A oração pelas almas do Purgatório é um belíssimo ato de caridade espiritual. Ao rezarmos por essas almas, pedimos a Deus que apresse sua purificação e as conduza à visão beatífica. Essa prática de oração pelos falecidos nos lembra de nossa própria fragilidade e da possível necessidade de auxílio após a morte. Deus, em Sua infinita misericórdia, certamente recompensará aqueles que, com amor e devoção, rezam pelas almas do Purgatório.

O amor a Deus deve ser maior que o medo do Purgatório

Cada uma dessas práticas é um meio concreto de buscar a santidade ainda nesta vida, reduzindo ou eliminando a necessidade do Purgatório.
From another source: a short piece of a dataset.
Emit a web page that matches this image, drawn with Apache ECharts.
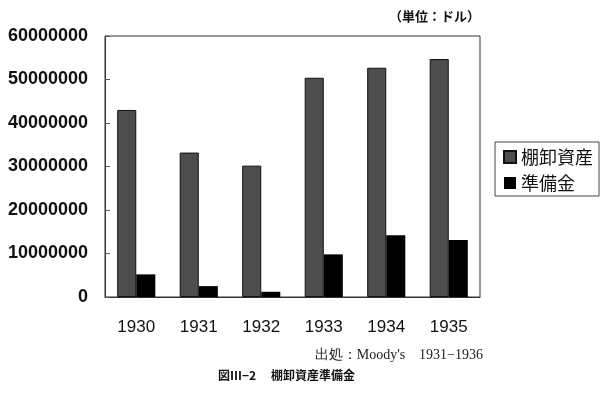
<!DOCTYPE html>
<html>
<head>
<meta charset="utf-8">
<script src="https://cdn.jsdelivr.net/npm/echarts@6/dist/echarts.min.js"></script>
<style>
  html, body { margin: 0; padding: 0; background: #fff; }
  #chart { width: 607px; height: 395px; }
</style>
</head>
<body>
<div id="chart"></div>
<script>
// data
const years = ['1930', '1931', '1932', '1933', '1934', '1935']
const inventory = [43000000, 33200000, 30200000, 50400000, 52700000, 54700000] // 棚卸資産
const reserve = [5200000, 2500000, 1200000, 9800000, 14200000, 13100000] // 準備金
const yTicks = [0, 10000000, 20000000, 30000000, 40000000, 50000000, 60000000]

const cjk = '"Noto Sans CJK JP", sans-serif'
const chart = echarts.init(document.getElementById('chart'))

chart.setOption({
  animation: false,
  grid: {
    left: 105,
    right: 127,
    top: 36,
    bottom: 98,
    show: true,
    borderColor: '#333',
    borderWidth: 1
  },
  legend: {
    orient: 'vertical',
    right: 8,
    top: 142,
    icon: 'rect',
    itemWidth: 12,
    itemHeight: 12,
    itemGap: 8,
    padding: [6, 6, 4, 8],
    borderColor: '#444',
    borderWidth: 1,
    textStyle: { fontFamily: cjk, fontSize: 18, color: '#111' },
    data: ['棚卸資産', '準備金']
  },
  xAxis: {
    type: 'category',
    data: years,
    axisLine: { lineStyle: { color: '#333' } },
    axisTick: { inside: true, length: 5, lineStyle: { color: '#555' } },
    axisLabel: { margin: 22, fontFamily: 'Arial, sans-serif', fontSize: 17, color: '#111' }
  },
  yAxis: {
    type: 'value',
    min: yTicks[0],
    max: yTicks[yTicks.length - 1],
    interval: 10000000,
    splitLine: { show: false },
    axisLine: { show: true, lineStyle: { color: '#333' } },
    axisTick: { show: true, inside: true, length: 5, lineStyle: { color: '#555' } },
    axisLabel: {
      margin: 17,
      fontFamily: 'Arial, sans-serif',
      fontSize: 18,
      fontWeight: 'bold',
      color: '#111',
      formatter: v => String(v)
    }
  },
  series: [
    {
      name: '棚卸資産',
      type: 'bar',
      data: inventory,
      barGap: '0%',
      barCategoryGap: '39%',
      itemStyle: {
        color: '#4d4d4d',
        borderColor: '#111',
        borderWidth: 1
      }
    },
    {
      name: '準備金',
      type: 'bar',
      data: reserve,
      itemStyle: { color: '#000' }
    }
  ],
  graphic: [
    {
      type: 'text', right: 127, top: 10,
      style: { text: '（単位：ドル）', font: 'bold 13px "Noto Sans CJK JP"', fill: '#111' }
    },
    {
      type: 'text', right: 124, top: 348,
      style: { text: '出処：Moody\'s　1931−1936', font: '14px "Liberation Serif", serif', fill: '#222' }
    },
    {
      type: 'text', left: 218, top: 369,
      style: { text: '図Ⅲ−2　 棚卸資産準備金', font: 'bold 12px "Noto Sans CJK JP"', fill: '#111' }
    }
  ]
})
</script>
</body>
</html>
Contudo, é importante vivê-las por amor a Deus, um amor cada vez mais intenso e generoso, e não por um medo do que podemos passar no futuro.

A busca por uma vida em união com Deus, purificada das faltas e apegos, é uma vida de liberdade e o único caminho para evitar os sofrimentos purificadores após a morte, permitindo-nos “possuir” Deus sem demora.

Esforcemo-nos para evitar o Purgatório, não por medo de seu fogo purificador, mas por um amor ardente que nos faz desejar estar rapidamente e plenamente com Deus. Vivamos de modo santo, confiando na misericórdia divina e nos meios que Ele nos oferece através da Igreja.

Que nosso desejo pelo Céu seja sempre maior que o temor das justas e misericordiosas penas do Purgatório!

Que as almas do purgatório, pela misericórdia divina, descansem em paz. Amém!